The back and forth lasted a few minutes and revealed that A) Tahni and I are not married to each other, just friends. B) We met when we were 12 (in 1984). C) We never dated, but we hang out a lot. D) We’re from Humboldt County (cue pot jokes) E) I am married F) My wife is cool with Tahni and I hanging out. G) I’ve been married 20 year and that apparently explains why she doesn’t care that Tahni and I hang out. He called on me a few other times throughout the night, later determining that I have a 12 year old daughter and that she doesn’t pay attention to anything not on an iPad, a comment that got me sarcastically called “Father of the year”. Plus plenty of questions revolving around weed.
The show was great. Being called on and ribbed was fine. I survived. Talking about it later with Tahni, a big part of that is that we know Gareth seems like a kind person. I never felt like I was going to be made fun of in a cruel way that would test my fragile ego.
Difficulty: Ultimately this is an ‘easy’ one, requiring no preparation or training nor special equipment. Finding a comedy club may be a different story, depending where you live. If you do not have local opportunities, maybe you could do this while on vacation to a larger city with more options. Even living in Los Angeles, I had to leave work early to get through the long drive in time. Luckily, ticket prices for small comedy shows have not fallen under the absurd fees and scams that Ticketmaster does with larger venues.
- Get over yourself – I had avoided comedy shows in large part because the fear that I might be made fun of. At the end of the day, being made fun of is part of the joys of going to comedy shows. When comedians do crowd work, you laugh with and for your fellow audience members. You also think about how you might have responded. You are not there to entertain, but be entertained. I was part of the show and it was fun, not the soul-crushing experience my anxieties had built up.

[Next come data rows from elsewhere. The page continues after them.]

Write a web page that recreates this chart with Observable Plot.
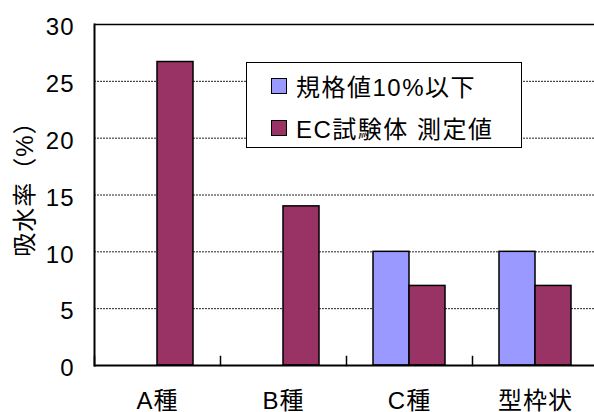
<!DOCTYPE html>
<html>
<head>
<meta charset="utf-8">
<script src="https://cdn.jsdelivr.net/npm/d3@7"></script>
<script src="https://cdn.jsdelivr.net/npm/@observablehq/plot@0.6"></script>
<style>
  html, body { margin: 0; padding: 0; background: #fff; }
  #wrap { position: relative; width: 594px; height: 412px; font-family: "Liberation Sans", "Noto Sans CJK JP", sans-serif; }
  #legend { position: absolute; left: 246px; top: 62px; width: 274px; height: 84px; border: 1.5px solid #000; background: #fff; }
  .item { position: absolute; left: 24px; display: flex; align-items: center; font-size: 24px; letter-spacing: 1.5px; color: #000; white-space: nowrap; }
  .sw { width: 14px; height: 14px; border: 1.5px solid #000; margin-right: 9px; }
</style>
</head>
<body>
<div id="wrap"></div>
<script>
const categories = ["A種", "B種", "C種", "型枠状"];
const seriesNames = ["規格値10%以下", "EC試験体 測定値"];
const standardValues = [null, null, 10, 10];
const measuredValues = [26.7, 14.0, 7.0, 7.0];
const yTicks = [0, 5, 10, 15, 20, 25, 30];
const yTitle = "吸水率（%）";
const seriesColors = ["#9999ff", "#993366"];

const data = categories.flatMap((c, i) => [
  {cat: c, series: seriesNames[0], value: standardValues[i]},
  {cat: c, series: seriesNames[1], value: measuredValues[i]}
]).filter(d => d.value != null);

const W = 594, H = 412, mL = 92, mT = 24, mB = 47;
const plotH = H - mT - mB;

const chart = Plot.plot({
  width: W, height: H,
  marginLeft: mL, marginTop: mT, marginBottom: mB, marginRight: 0,
  style: {fontFamily: "'Liberation Sans', 'Noto Sans CJK JP', sans-serif", fontSize: "24px", letterSpacing: "1px", color: "#000", background: "#fff", overflow: "visible"},
  fx: {domain: categories, range: [mL, 599], padding: 0, label: null},
  x: {domain: seriesNames, paddingInner: 0, paddingOuter: 0.716, axis: null},
  y: {domain: [0, 30]},
  color: {domain: seriesNames, range: seriesColors},
  marks: [
    Plot.ruleY(yTicks.filter(t => t > 0 && t < 30), {stroke: "#222", strokeWidth: 1, strokeDasharray: "2,1"}),
    Plot.barY(data, {fx: "cat", x: "series", y: "value", fill: "series", stroke: "#000", strokeWidth: 1.5}),
    Plot.ruleY([0], {stroke: "#000", strokeWidth: 2}),
    Plot.ruleY([30], {stroke: "#000", strokeWidth: 1.5}),
    Plot.frame({anchor: "left", facetAnchor: "left", stroke: "#000", strokeWidth: 2}),
    Plot.frame({anchor: "left", insetTop: plotH - 9, stroke: "#000", strokeWidth: 1.5}),
    Plot.axisY({ticks: yTicks, tickSize: 0, tickPadding: 20, fontSize: 24, dy: 3, label: null}),
    Plot.text([yTitle], {text: d => d, frameAnchor: "left", facetAnchor: "left", rotate: -90, dx: -69, dy: -12, fontSize: 24, textAnchor: "middle", lineAnchor: "middle"}),
    Plot.axisFx({anchor: "bottom", tickSize: 0, tickPadding: 26, fontSize: 24, label: null})
  ]
});

const wrap = document.getElementById("wrap");
wrap.appendChild(chart);

const legend = document.createElement("div");
legend.id = "legend";
seriesNames.forEach((s, i) => {
  const it = document.createElement("div");
  it.className = "item";
  it.style.top = (i === 0 ? 5 : 47) + "px";
  const sw = document.createElement("span");
  sw.className = "sw";
  sw.style.background = seriesColors[i];
  const tx = document.createElement("span");
  tx.textContent = s;
  it.appendChild(sw); it.appendChild(tx);
  legend.appendChild(it);
});
wrap.appendChild(legend);
</script>
</body>
</html>
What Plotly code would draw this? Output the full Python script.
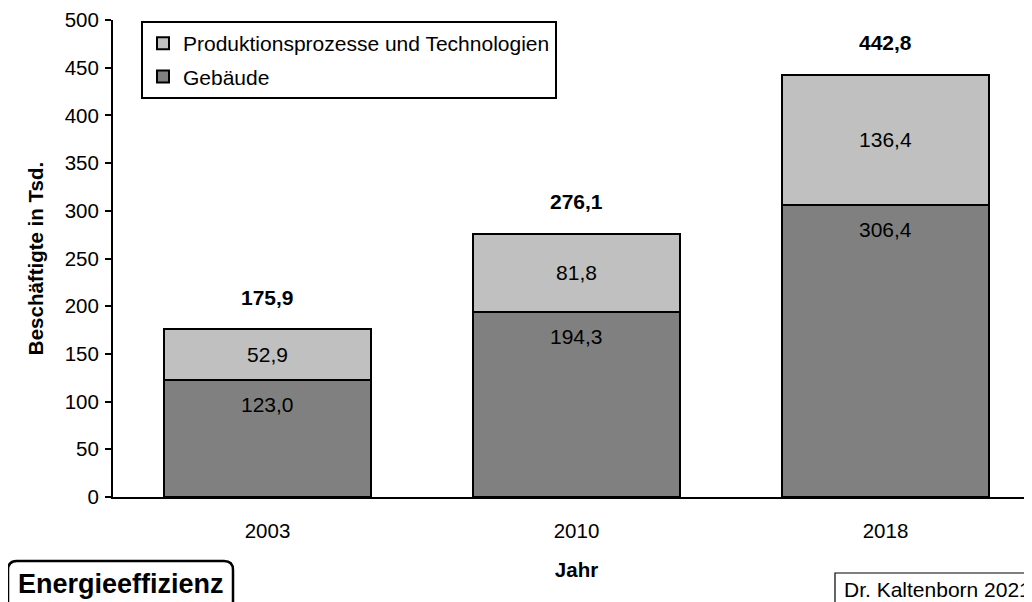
import plotly.graph_objects as go

years = ["2003", "2010", "2018"]
gebaeude = [123.0, 194.3, 306.4]
produktion = [52.9, 81.8, 136.4]
totals = [175.9, 276.1, 442.8]
y_ticks = [0, 50, 100, 150, 200, 250, 300, 350, 400, 450, 500]

def de(v):
    return f"{v:.1f}".replace(".", ",")

FONT = "Liberation Sans, Arial, sans-serif"

# page body has an 8px margin -> figure is drawn offset by (8, 8)
OFF = 8
# plot area in window pixels (right edge lies just outside the window)
L, R, T, B = 113, 1040, 20, 497
W, H = R - L, B - T
FW, FH = 1040, 602 - OFF

def px(x):
    return (x - L) / W

def py(y):
    return (B - y) / H

def rounded(x0, y0, x1, y1, r):
    rx, ry = r / W, r / H
    X0, X1 = px(x0), px(x1)
    Y0, Y1 = py(y0), py(y1)
    return (f"M {X0+rx},{Y0} L {X1-rx},{Y0} Q {X1},{Y0} {X1},{Y0-ry} "
            f"L {X1},{Y1+ry} Q {X1},{Y1} {X1-rx},{Y1} L {X0+rx},{Y1} "
            f"Q {X0},{Y1} {X0},{Y1+ry} L {X0},{Y0-ry} Q {X0},{Y0} {X0+rx},{Y0} Z")

xpos = list(range(len(years)))

fig = go.Figure()
fig.add_trace(go.Bar(
    x=xpos, y=gebaeude, name="Gebäude", width=0.67,
    legendgroup="g", legendrank=2,
    marker=dict(color="#808080", line=dict(color="black", width=2)),
))
fig.add_trace(go.Bar(
    x=xpos, y=produktion, name="Produktionsprozesse und Technologien",
    width=0.67, legendgroup="p", legendrank=1,
    marker=dict(color="#C0C0C0", line=dict(color="black", width=2)),
    text=[de(v) for v in produktion], textposition="inside", constraintext="none",
    insidetextanchor="middle", textfont=dict(color="black", size=21, family=FONT),
))

for x, v in zip(xpos, gebaeude):
    fig.add_annotation(x=x, y=v, text=de(v), showarrow=False, yshift=-25,
                       font=dict(size=21, color="black", family=FONT))

for x, t in zip(xpos, totals):
    fig.add_annotation(x=x, y=t, text=f"<b>{de(t)}</b>", showarrow=False,
                       yshift=32, font=dict(size=21, color="black", family=FONT))

fig.add_shape(type="path", xref="paper", yref="paper",
              path=rounded(8, 561, 233, 615, 9),
              line=dict(color="black", width=2.5), fillcolor="white", layer="above")
fig.add_annotation(xref="paper", yref="paper", x=px(121), y=py(584),
                   text="<b>Energieeffizienz</b>", showarrow=False,
                   xanchor="center", yanchor="middle",
                   font=dict(size=27, color="black", family=FONT))
fig.add_shape(type="rect", xref="paper", yref="paper",
              x0=px(835), x1=px(1060), y0=py(573), y1=py(615),
              line=dict(color="black", width=1.2), fillcolor="white", layer="above")
fig.add_annotation(xref="paper", yref="paper", x=px(842), y=py(589),
                   text="Dr. Kaltenborn 2021", showarrow=False,
                   xanchor="left", yanchor="middle",
                   font=dict(size=21, color="black", family=FONT))

fig.update_layout(
    width=FW, height=FH,
    barmode="stack",
    plot_bgcolor="white", paper_bgcolor="white",
    margin=dict(l=L - OFF, r=FW + OFF - R, t=T - OFF, b=602 - B),
    font=dict(family=FONT, size=20.5, color="black"),
    showlegend=True,
    legend=dict(x=px(141), y=py(21), xanchor="left", yanchor="top",
                bordercolor="black", borderwidth=2, bgcolor="white",
                traceorder="grouped", tracegroupgap=3,
                font=dict(size=21)),
)
fig.update_xaxes(range=[-0.5, len(years) - 0.5], tickvals=xpos, ticktext=years,
                 automargin=False,
                 showline=True, linecolor="black", linewidth=2, showgrid=False,
                 zeroline=False, ticks="", ticklabelstandoff=14,
                 title=dict(text="<b>Jahr</b>", font=dict(size=20.5), standoff=22),
                 tickfont=dict(size=20.5))
fig.update_yaxes(range=[0, 500], tickvals=y_ticks, automargin=False,
                 showline=True, linecolor="black",
                 linewidth=2, ticks="outside", ticklen=6, tickwidth=2, tickcolor="black",
                 showgrid=False, zeroline=False, ticklabelstandoff=2,
                 title=dict(text="<b>Beschäftigte in Tsd.</b>", font=dict(size=20.5), standoff=16),
                 tickfont=dict(size=20.5))

fig.write_html("out.html")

- Don’t become ‘that guy‘ – Comedy clubs encourage drinking, like most entertainment venues, because fewer inhibitions mean more laughs…? There were people in the audience who had clearly had a few too many. While they offered up their own form of entertainment, it feels like they might not be getting the subtle nuances of the performance. The problem is that sometimes people hear others being funny and think they need to be funny, too. I once went to a traffic school at the Improv Comedy Club in West Hollywood (this was before online traffic school, kids) and it was amazing to see a room full of adults begin to act like children when the teacher started making jokes. In fact, one guy couldn’t stop, even after being asked politely a couple times, and was eventually thrown out. Soak that in. A man was ejected from comedy club traffic school for trying to be funny. Don’t be that guy.